It’s not the job he has, making him seem more put together to foreigners. It’s not his confidence that he has in himself, sometimes making him sound more arrogant than anything else. It’s not his knowledge in the field I wish to venture into; sometimes I don’t understand half the things he’s saying. And it’s definitely not his height, his race or ethnicity, his family’s inheritances or anything like that.
It’s the compassion I see in his eyes when he looks out in the world. It’s the empathy he has for all those around him. It’s the respect he has for me, always wanting to make me feel comfortable in my own skin. It’s the light in his eyes when he talks with passion, melting my heart with every beat.
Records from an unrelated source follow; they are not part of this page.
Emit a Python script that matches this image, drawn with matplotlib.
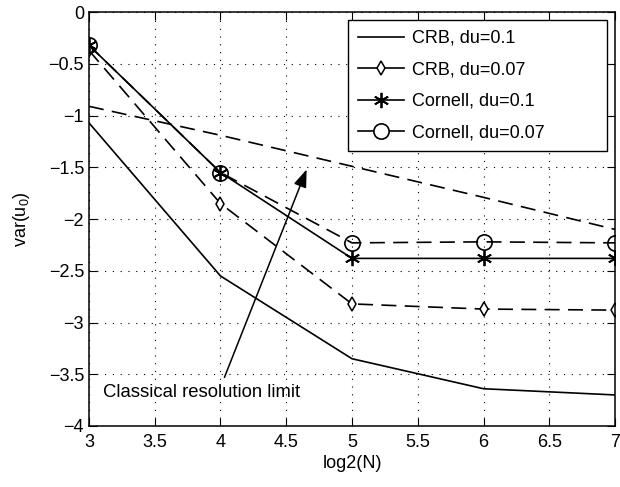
import matplotlib
matplotlib.use('Agg')
import matplotlib.pyplot as plt
from matplotlib.lines import Line2D
import numpy as np

plt.rcParams['font.family'] = ['Liberation Sans', 'DejaVu Sans']
plt.rcParams['mathtext.fontset'] = 'custom'
plt.rcParams['mathtext.rm'] = 'Liberation Sans'
plt.rcParams['mathtext.it'] = 'Liberation Sans'

# data
log2N = np.array([3, 4, 5, 6, 7])
crb_01 = np.array([-1.07, -2.55, -3.35, -3.64, -3.70])
crb_007 = np.array([-0.37, -1.85, -2.82, -2.87, -2.88])
cornell_01 = np.array([-0.32, -1.55, -2.38, -2.38, -2.38])
cornell_007 = np.array([-0.32, -1.55, -2.23, -2.22, -2.23])
classical = np.array([-0.91, -1.19, -1.49, -1.79, -2.10])
labels = ['CRB, du=0.1', 'CRB, du=0.07', 'Cornell, du=0.1', 'Cornell, du=0.07']

fig = plt.figure(figsize=(6.2, 4.87), dpi=100)
ax = fig.add_axes([0.1435, 0.1253, 0.8485, 0.8497])

dash = (9, 5)
ax.plot(log2N, crb_01, 'k-', lw=1.2)
ax.plot(log2N, crb_007, 'k--', dashes=dash, lw=1.2, marker='d', markersize=7.5,
        markerfacecolor='white', markeredgewidth=1.1)
ax.plot(log2N, cornell_01, 'k-', lw=1.2, marker=(6, 2, 0), markersize=11,
        markeredgewidth=1.3)
ax.plot(log2N, cornell_007, 'k--', dashes=dash, lw=1.2, marker='o', markersize=11,
        markerfacecolor='none', markeredgewidth=1.2)
ax.plot(log2N, classical, 'k--', dashes=dash, lw=1.2)

ax.annotate('', xy=(4.655, -1.52), xytext=(4.03, -3.53),
            arrowprops=dict(arrowstyle='-|>,head_length=0.6,head_width=0.22', color='k', lw=1.1,
                            mutation_scale=18, shrinkA=0, shrinkB=0))
ax.text(3.11, -3.68, 'Classical resolution limit', fontsize=13.3, va='center', ha='left')

ax.set_xlim(3, 7)
ax.set_ylim(-4, 0)
ax.set_xticks(np.arange(3, 7.01, 0.5))
ax.set_xticklabels(['3', '3.5', '4', '4.5', '5', '5.5', '6', '6.5', '7'])
ax.set_yticks(np.arange(-4, 0.01, 0.5))
ax.set_yticklabels(['\u22124', '\u22123.5', '\u22123', '\u22122.5', '\u22122',
                    '\u22121.5', '\u22121', '\u22120.5', '0'])
ax.tick_params(direction='in', top=True, right=True, labelsize=13, length=6, width=0.8)
ax.tick_params(axis='x', pad=6)
ax.grid(True, color='k', linestyle=(0, (1, 6)), linewidth=0.8)
for s in ax.spines.values():
    s.set_linewidth(1.1)

ax.set_xlabel('log2(N)', fontsize=13, labelpad=3)
ax.set_ylabel('var(u$_0$)', fontsize=13, labelpad=12)

# legend handles look solid in the original (segments are too short for dashes)
handles = [
    Line2D([], [], color='k', lw=1.2),
    Line2D([], [], color='k', lw=1.2, marker='d', markersize=7.5,
           markerfacecolor='white', markeredgewidth=1.1),
    Line2D([], [], color='k', lw=1.2, marker=(6, 2, 0), markersize=11, markeredgewidth=1.3),
    Line2D([], [], color='k', lw=1.2, marker='o', markersize=11,
           markerfacecolor='white', markeredgewidth=1.2),
]
leg = ax.legend(handles, labels, loc='upper left', bbox_to_anchor=(0.492, 0.672, 0.492, 0.309),
                mode='expand', fontsize=13, fancybox=False, framealpha=1,
                edgecolor='k', borderaxespad=0, handlelength=2.55,
                handletextpad=0.45, labelspacing=0.8, borderpad=0.55)
leg.get_frame().set_linewidth(1.0)

fig.savefig('out.png', dpi=100)
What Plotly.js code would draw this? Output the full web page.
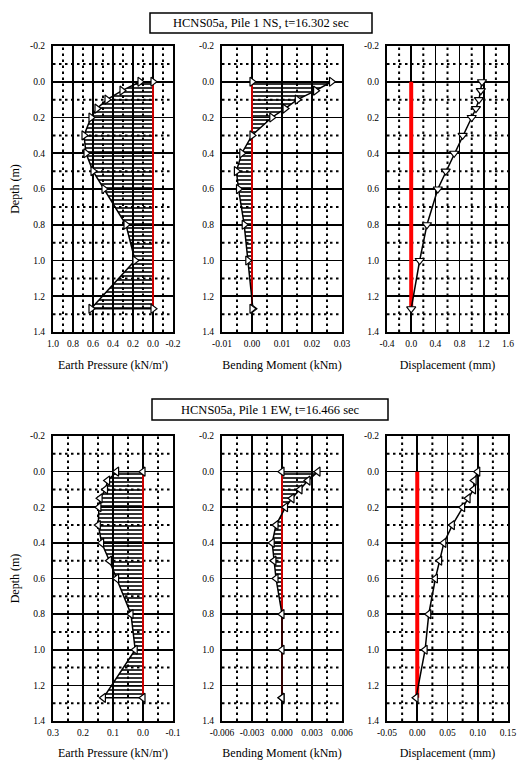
<!DOCTYPE html>
<html>
<head>
<meta charset="utf-8">
<script src="https://cdn.plot.ly/plotly-3.0.1.min.js"></script>
<style>
  html, body { margin: 0; padding: 0; background: #fff; }
  #chart { width: 518px; height: 760px; }
</style>
</head>
<body>
<div id="chart"></div>
<script>
// Measurement depths along the pile (m)
const depth = [0, 0.05, 0.1, 0.15, 0.2, 0.3, 0.4, 0.5, 0.6, 0.8, 1.0, 1.27];
const pileTop = 0;
const pileTip = 1.27;

// NS direction, t = 16.302 sec
const nsPressure = [0.13, 0.31, 0.46, 0.56, 0.62, 0.69, 0.67, 0.60, 0.49, 0.27, 0.18, 0.62];
const nsMoment = [0.0265, 0.0212, 0.0151, 0.011, 0.0066, 0.0, -0.0034, -0.0052, -0.0045, -0.0026, -0.0014, 0.0003];
const nsDisp = [1.17, 1.15, 1.12, 1.07, 1.0, 0.85, 0.71, 0.57, 0.44, 0.26, 0.14, 0.0];

// EW direction, t = 16.466 sec
const ewPressure = [0.088, 0.118, 0.125, 0.143, 0.147, 0.149, 0.138, 0.112, 0.088, 0.040, 0.026, 0.132];
const ewMoment = [0.0036, 0.0026, 0.0018, 0.0010, 0.00035, -0.0006, -0.00098, -0.00081, -0.0006, 0.0, 0.0, 0.0];
const ewDisp = [0.100, 0.094, 0.093, 0.084, 0.075, 0.058, 0.044, 0.037, 0.030, 0.019, 0.013, -0.002];

// Titles
const nsTitle = 'HCNS05a, Pile 1 NS, t=16.302 sec';
const ewTitle = 'HCNS05a, Pile 1 EW, t=16.466 sec';
const pressureTitle = "Earth Pressure (kN/m')";
const momentTitle = 'Bending Moment (kNm)';
const dispTitle = 'Displacement (mm)';
const depthTitle = 'Depth (m)';

// Tick values and labels
const depthTicks = [-0.2, 0.0, 0.2, 0.4, 0.6, 0.8, 1.0, 1.2, 1.4];
const depthLabels = ['-0.2', '0.0', '0.2', '0.4', '0.6', '0.8', '1.0', '1.2', '1.4'];
const nsPressureTicks = [1.0, 0.8, 0.6, 0.4, 0.2, 0.0, -0.2];
const nsPressureLabels = ['1.0', '0.8', '0.6', '0.4', '0.2', '0.0', '-0.2'];
const nsMomentTicks = [-0.01, 0.0, 0.01, 0.02, 0.03];
const nsMomentLabels = ['-0.01', '0.00', '0.01', '0.02', '0.03'];
const nsDispTicks = [-0.4, 0.0, 0.4, 0.8, 1.2, 1.6];
const nsDispLabels = ['-0.4', '0.0', '0.4', '0.8', '1.2', '1.6'];
const ewPressureTicks = [0.3, 0.2, 0.1, 0.0, -0.1];
const ewPressureLabels = ['0.3', '0.2', '0.1', '0.0', '-0.1'];
const ewMomentTicks = [-0.006, -0.003, 0.0, 0.003, 0.006];
const ewMomentLabels = ['-0.006', '-0.003', '0.000', '0.003', '0.006'];
const ewDispTicks = [-0.05, 0.0, 0.05, 0.10, 0.15];
const ewDispLabels = ['-0.05', '0.00', '0.05', '0.10', '0.15'];

const FONT = 'Liberation Serif, Times New Roman, serif';

// Dotted grid sits halfway between the solid (labelled) grid lines
function midpoints(t) {
  const out = [];
  for (let k = 0; k < t.length - 1; k++) out.push((t[k] + t[k + 1]) / 2);
  return out;
}

const panels = [
  { vals: nsPressure, ticks: nsPressureTicks, labels: nsPressureLabels, range: [1.0, -0.2],
    title: pressureTitle, symbol: 'triangle-right', hatch: true, row: 0, col: 0 },
  { vals: nsMoment, ticks: nsMomentTicks, labels: nsMomentLabels, range: [-0.01, 0.03],
    title: momentTitle, symbol: 'triangle-right', hatch: true, row: 0, col: 1 },
  { vals: nsDisp, ticks: nsDispTicks, labels: nsDispLabels, range: [-0.4, 1.6],
    title: dispTitle, symbol: 'triangle-down', hatch: false, row: 0, col: 2 },
  { vals: ewPressure, ticks: ewPressureTicks, labels: ewPressureLabels, range: [0.3, -0.1],
    title: pressureTitle, symbol: 'triangle-left', hatch: true, row: 1, col: 0 },
  { vals: ewMoment, ticks: ewMomentTicks, labels: ewMomentLabels, range: [-0.006, 0.006],
    title: momentTitle, symbol: 'triangle-left', hatch: true, row: 1, col: 1 },
  { vals: ewDisp, ticks: ewDispTicks, labels: ewDispLabels, range: [-0.05, 0.15],
    title: dispTitle, symbol: 'triangle-left', hatch: false, row: 1, col: 2 }
];

const W = 518, H = 760;
const colPx = [[53, 173], [222, 342], [387, 508]];
const rowPx = [[46, 332], [436, 721]];

const traces = [];
const layout = {
  width: W, height: H,
  margin: { l: 0, r: 0, t: 0, b: 0 },
  paper_bgcolor: 'white', plot_bgcolor: 'white',
  showlegend: false,
  font: { family: FONT, color: 'black', size: 10 },
  shapes: [], annotations: []
};

const markerStyle = sym => ({ symbol: sym, size: 8, color: 'white', line: { color: 'black', width: 1.2 } });
const dotLine = { color: 'black', width: 2, dash: '2.5px,3.5px' };

panels.forEach((p, i) => {
  const n = i === 0 ? '' : String(i + 1);
  const xa = 'x' + n, ya = 'y' + n;

  if (p.hatch) {
    // Profile closed against the pile axis (x = 0 at top and tip)
    const px = [0].concat(p.vals, [0]);
    const py = [pileTop].concat(depth, [pileTip]);
    traces.push({
      x: px, y: py, xaxis: xa, yaxis: ya, type: 'scatter', mode: 'lines',
      line: { width: 0, color: 'rgba(0,0,0,0)' },
      fill: 'toself', fillcolor: 'rgba(255,255,255,0)',
      fillpattern: { shape: '-', size: 4, solidity: 0.4, fgcolor: 'black', bgcolor: 'rgba(255,255,255,0)' },
      hoverinfo: 'skip'
    });
    traces.push({
      x: [0, 0], y: [pileTop, pileTip], xaxis: xa, yaxis: ya, type: 'scatter', mode: 'lines',
      line: { color: '#ff0000', width: 1.6 }, hoverinfo: 'skip'
    });
    traces.push({
      x: px, y: py, xaxis: xa, yaxis: ya, type: 'scatter', mode: 'lines+markers',
      line: { color: 'black', width: 1.5 }, marker: markerStyle(p.symbol)
    });
  } else {
    traces.push({
      x: [0, 0], y: [pileTop, pileTip], xaxis: xa, yaxis: ya, type: 'scatter', mode: 'lines',
      line: { color: '#ff0000', width: 4 }, hoverinfo: 'skip'
    });
    traces.push({
      x: p.vals, y: depth, xaxis: xa, yaxis: ya, type: 'scatter', mode: 'lines+markers',
      line: { color: 'black', width: 1.5 }, marker: markerStyle(p.symbol)
    });
  }

  // Dotted intermediate grid lines
  midpoints(p.ticks).forEach(v => layout.shapes.push({
    type: 'line', layer: 'below', xref: xa, yref: ya + ' domain',
    x0: v, x1: v, y0: 0, y1: 1, line: dotLine
  }));
  midpoints(depthTicks).forEach(v => layout.shapes.push({
    type: 'line', layer: 'below', xref: xa + ' domain', yref: ya,
    x0: 0, x1: 1, y0: v, y1: v, line: dotLine
  }));

  const cx = colPx[p.col], ry = rowPx[p.row];
  const common = {
    showline: true, mirror: true, linecolor: 'black', linewidth: 2,
    showgrid: true, gridcolor: 'black', gridwidth: 1.6,
    zeroline: false, ticks: '', automargin: false,
    ticklabeloverflow: 'allow',
    tickfont: { family: FONT, size: 9.5, color: 'black' },
    fixedrange: true
  };

  layout['xaxis' + n] = Object.assign({}, common, {
    domain: [cx[0] / W, cx[1] / W], anchor: ya,
    range: p.range, tickmode: 'array', tickvals: p.ticks, ticktext: p.labels,
    ticklabelstandoff: 2,
    title: { text: p.title, font: { family: FONT, size: 12, color: 'black' }, standoff: 12 }
  });
  const yTitle = p.col === 0
    ? { text: depthTitle, font: { family: FONT, size: 12, color: 'black' }, standoff: 8 }
    : { text: '' };
  layout['yaxis' + n] = Object.assign({}, common, {
    domain: [1 - ry[1] / H, 1 - ry[0] / H], anchor: xa,
    range: [1.4, -0.2], tickmode: 'array', tickvals: depthTicks, ticktext: depthLabels,
    ticklabelstandoff: 4,
    title: yTitle
  });
});

// Boxed run titles above each row
const boxes = [
  { text: nsTitle, x0: 150, x1: 372, y0: 13, y1: 33 },
  { text: ewTitle, x0: 152, x1: 388, y0: 399, y1: 420 }
];
boxes.forEach(b => {
  layout.shapes.push({
    type: 'rect', xref: 'paper', yref: 'paper',
    x0: b.x0 / W, x1: b.x1 / W, y0: 1 - b.y1 / H, y1: 1 - b.y0 / H,
    line: { color: 'black', width: 1.5 }, fillcolor: 'white'
  });
  layout.annotations.push({
    xref: 'paper', yref: 'paper', x: (b.x0 + b.x1) / 2 / W, y: 1 - (b.y0 + b.y1) / 2 / H,
    xanchor: 'center', yanchor: 'middle', showarrow: false,
    text: b.text, font: { family: FONT, size: 12.5, color: 'black' }
  });
});

Plotly.newPlot('chart', traces, layout, { staticPlot: true, displayModeBar: false });
</script>
</body>
</html>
It’s the desire to do great things in this world, from the smallest gestures to the most meaningful milestones. It’s the gentleness and understanding personality when I was at my worst physically and, therefore, mentally. It’s when I can tell he wants to shield me from harm but still expose me to the truths of the world. It’s his willingness to work at a relationship even when it consists of things he isn’t used to or doesn’t understand. It’s the young man he has become.
I don’t have the courage to hope for forever. I honestly don’t have the courage to say we’ll make it through all the tough times. My heart has been through torching flames in hell and barely made it back alive, multiple times. I don’t have the guts to ask him to stick by my side. I can only push myself to hope that he does because, in the moments of silence, his music filling the air, I feel my heart starting to beat again.